L’ascension de Mobutu : la préface de Jean Ziegler

 Découvrez la préface du nouveau livre de Ludo de Witte, édité par Investig’Action: L’ascension de Mobutu. Ancien rapporteur spécial auprès de l’ONU sur la question du droit à l’alimentation dans le monde, Jean Ziegler évoque un souvenir personnel. Il explique comment, dans les années 90, alors que le dirigeant congolais était de passage en Suisse, des opposants ont été molestés sous l’œil bienveillant des gendarmes avant d’être remis à la police secrète congolaise. Petit service rendu à un dictateur qui laissait l’Occident piller les richesses de son pays pendant que son peuple restait confiné dans la misère.

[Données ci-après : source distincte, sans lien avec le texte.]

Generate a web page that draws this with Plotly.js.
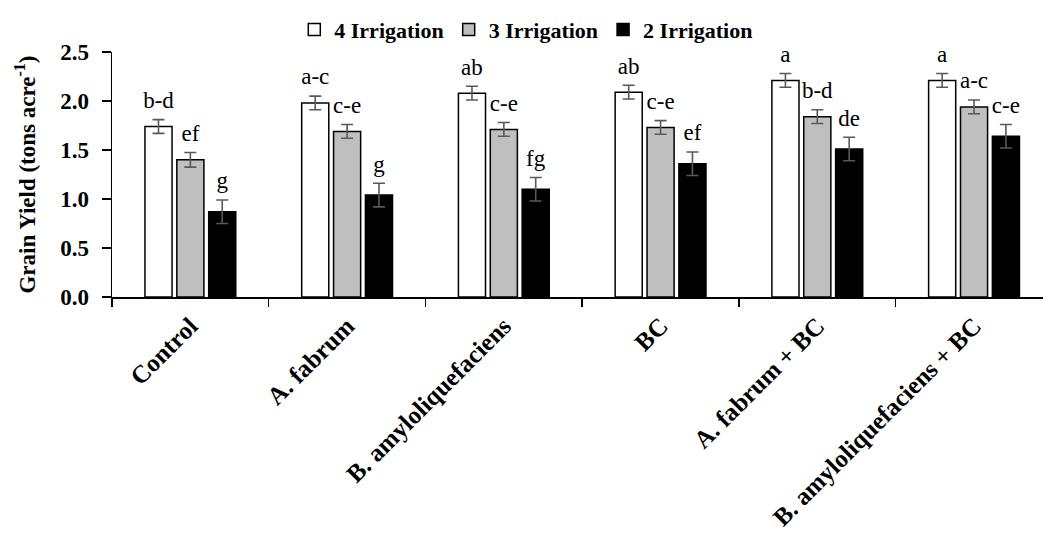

Aussi, comme le pointe Jean Ziegler, le travail remarquable de Ludo de Witte contribue à restituer une mémoire claire de cette sombre période. Indispensable pour pouvoir espérer un avenir meilleur.


 

La résistance exemplaire d’une nation

Dans le Talmud de Babylone, compilé autour du VIe siècle avant notre ère, figure cette phrase apparemment énigmatique : « L’avenir a un long passé ». Elle exprime pourtant une évidence : seule une mémoire collective claire, instruite de ce qui s’est réellement passé, assure au peuple martyr l’avenir qu’il est en droit d’espérer.

Ludo de Witte a écrit un livre superbe, d’érudition, de courage et d’intelligence analytique. Au magnifique peuple congolais, il contribue à restituer une mémoire claire, notamment le souvenir documenté de la longue et terrible période de la dictature de Mobuto Sese Seko, entre 1965 et 1997.

Mobutu a été pendant trente-deux ans le parfait mercenaire de l’oligarchie transcontinentale du capital financier globalisé, en particulier celui des oligarques américains, belges et suisses, dont il a indiscutablement favorisé l’empire et l’emprise sur le monde. Pendant qu’au Congo, par millions, les enfants, femmes et hommes périssaient de la sous-alimentation, de la pollution des eaux, d’épidémies ailleurs depuis longtemps vaincues, les prédateurs pillaient sans états d’âme les ressources minières et agricoles de ce pays immense, qui compte parmi les plus fabuleusement riches de la terre. Le satrape, de son côté, touchait les miettes de ce pillage et se constituait, par corruption et vol, une fortune personnelle colossale. Dans son rapport de 1982, Erwin Blumenthal, envoyé au Congo par le FMI et la Banque mondiale pour redresser les finances du pays, évaluait à environ quatre milliards de dollars les avoirs personnels déposés dans les banques occidentales, notamment suisses, par la marionnette de Gbadolite.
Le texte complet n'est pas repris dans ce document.